DETAILED DESCRIPTION
[0014] The technology disclosed herein relates to systems and
methods for assisting ASR. Embodiments of the present technology
may be practiced with any mobile devices operable at least to
capture acoustic signals.
[0015] Referring now to FIG. 1, an example environment 100 is shown
in which a method for assisting ASR can be practiced. Example
environment 100 includes a mobile device 110 and one or more
cloud-based computing resource(s) 130, also referred to herein as a
computing cloud(s) 130 or cloud 130. The cloud-based computing
resource(s) 130 can include computing resources (hardware and
software) available at a remote location and accessible over a
network (for example, the Internet). In various embodiments, the
cloud-based computing resource(s) 130 are shared by multiple users
and can be dynamically re-allocated based on demand. The
cloud-based computing resource(s) 130 include one or more server
farms/clusters, including a collection of computer servers which
can be co-located with network switches and/or routers. In various
embodiments, the computing cloud 130 provides computational
services upon request from mobile device 110, including but not
limited to an ASR engine 170. In various embodiments, the mobile
device 110 can be connected to the computing cloud 130 via one or
more wired or wireless communications networks 140. In various
embodiments, the mobile device 110 is operable to send data (for
example, captured audio signals) to cloud 130 for processing (for
example, for performing ASR) and receive back the result of the
processing (for example, one or more recognized words).

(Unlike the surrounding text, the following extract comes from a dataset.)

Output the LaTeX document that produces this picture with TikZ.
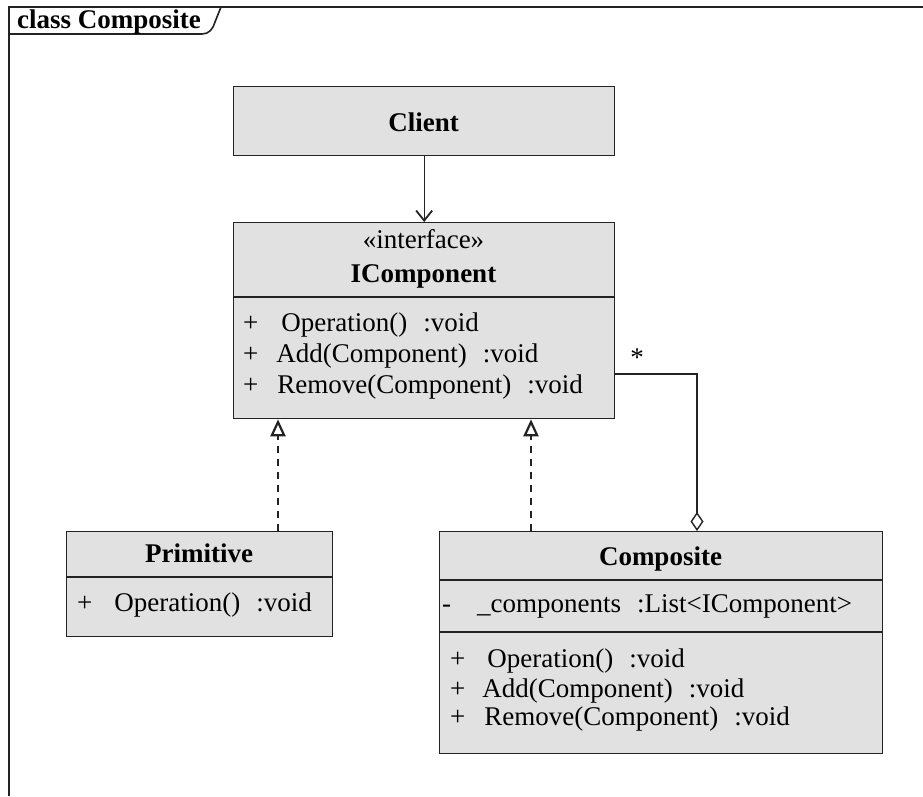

[0016] In various embodiments, the mobile device 110 includes
microphones (e.g., transducers) 120 configured to receive voice
input/acoustic sound from a user 150. The voice input/acoustic
sound may be contaminated by a noise 160. Sources of the noise can
include street noise, ambient noise, speech from entities other
than an intended speaker(s), and the like.
[0017] FIG. 2 is a block diagram showing components of the mobile
device 110, according to various example embodiments. In the
illustrated embodiment, the mobile device 110 includes one or more
microphones 120, a processor 210, audio processing system 220, a
memory storage 230, and one or more communication devices 240. The
mobile device 110 may also include additional or other components
necessary for operations of mobile device 110. In other
embodiments, the mobile device 110 includes fewer components that
perform similar or equivalent functions to those described with
reference to FIG. 2.
[0018] In various embodiments, where the microphones 120 include
multiple omnidirectional microphones closely spaced (e.g., 1-2 cm
apart), a beam-forming technique can be used to simulate a
forward-facing and a backward-facing directional microphone
response. A level difference can be obtained using simulated
forward-facing and backward-facing directional microphones. The
level difference can be used to discriminate speech and noise in,
for example, the time-frequency domain, which can be further used
in noise and/or echo reduction. In certain embodiments, some
microphones 120 are used mainly to detect speech and other
microphones 120 are used mainly to detect noise. In yet other
embodiments, some microphones 120 can be used to detect both noise
and speech.
[0019] In various embodiments, the acoustic signals, once received,
for example, captured by microphones 120, can be converted into
electric signals, which, in turn, are converted, by the audio
processing system 220, into digital signals for processing. In some
embodiments, the processed signals can be transmitted for further
processing to the processor 210.
[0020] Audio processing system 220 may be operable to process an
audio signal. In some embodiments, acoustic signals are captured by
the microphone(s) 120. In certain embodiments, acoustic signals
detected by the microphone(s) 120 are used by audio processing
system 220 to separate speech from the noise. Noise reduction may
include noise cancellation and/or noise suppression and echo
cancellation. By way of example and not limitation, noise reduction
methods are described in U.S. patent application Ser. No.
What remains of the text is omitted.